Norma Aparecida Almeida Pinto Guimarães D'Áurea Bengell was a Brazilian film and television actress, singer, screenwriter and director. Appeared in several episodes of T.H.E Cat, the first being in 1966 episode “To Kill A Priest”
Biography
Bengel was born in Rio de Janeiro, Brazil. She was the daughter of a German piano tuner and a rich Brazilian young woman from the South Zone of Rio de Janeiro. Her mother was disinherited by her father because her parents did not approve of living with a man without being married, and Bengel lived in humble conditions in Copacabana. At the age of 10, her parents separated, and because her mother could not support her financially, Bengel lived with her father and paternal grandparents in Germany. Being a rebellious young woman, she was interned in a college of nuns, and then expelled, and she abandoned her studies, returning to live in Brazil with her mother.
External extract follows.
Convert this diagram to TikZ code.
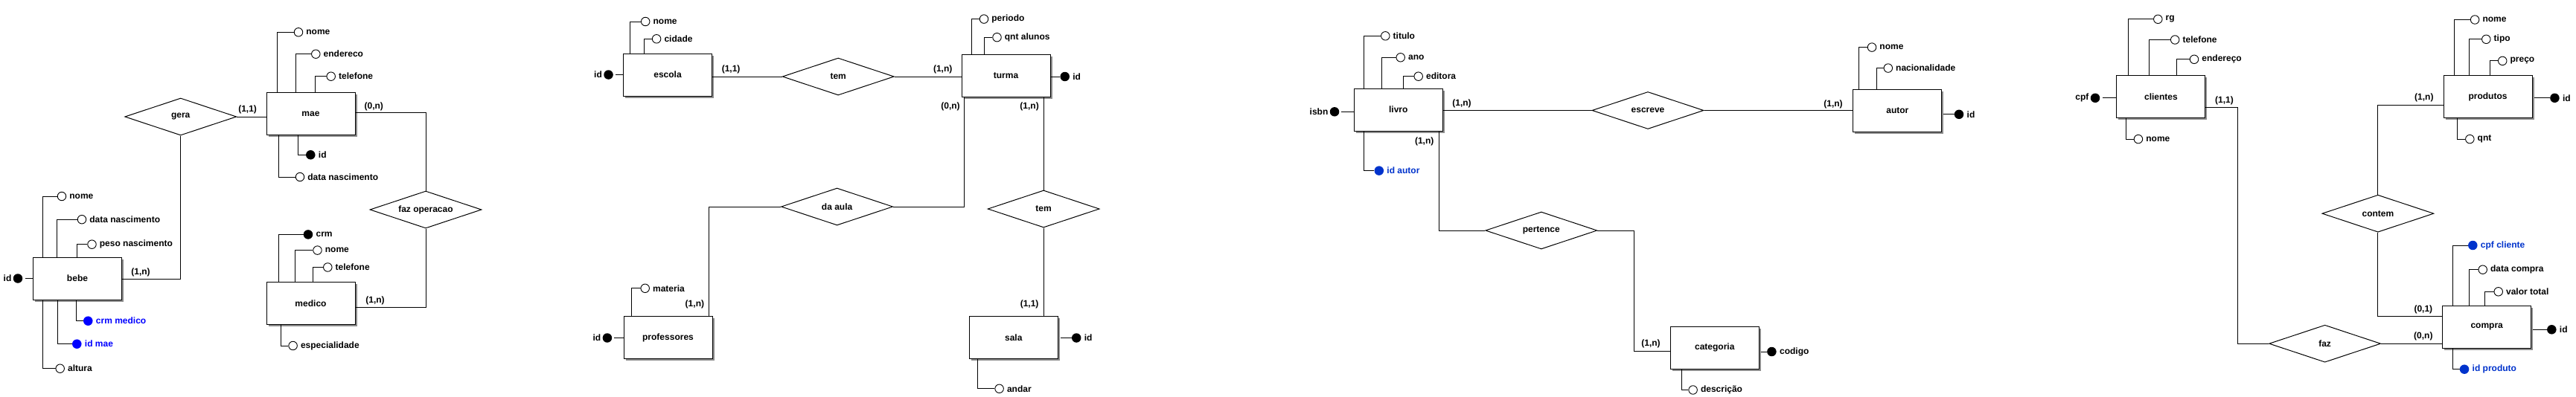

After a difficult time, she began working in the early 1950s, first as a model and then as the star of the magazine theater, where she developed her singing career.
Career
Bengell was active in the film industry from 1959. She appeared in numerous international productions, including an extended period during the mid-1960s co-starring in Italian productions, in which she was usually cast as the protagonist's romantic interest. She is possibly best known for starring with Alberto Sordi in Alberto Lattuada's Mafioso and in Sergio Corbucci's The Hellbenders. She had a major role as a prostitute in Anselmo Duarte's Keeper of Promises, a Brazilian drama that was nominated for the Academy Award for Best Foreign Language Film in 1963 and won the Golden Palm at Cannes Film Festival in 1962. Earlier that same year, she caused major controversy after appearing nude in a scene of the Ruy Guerra film Os Cafajestes. In 1987, she directed her first film, Eternamente Pagu, a biography of Patrícia Galvão. In 1996, she directed an adaptation of José de Alencar's novel The Guarani, also titled The Guarani.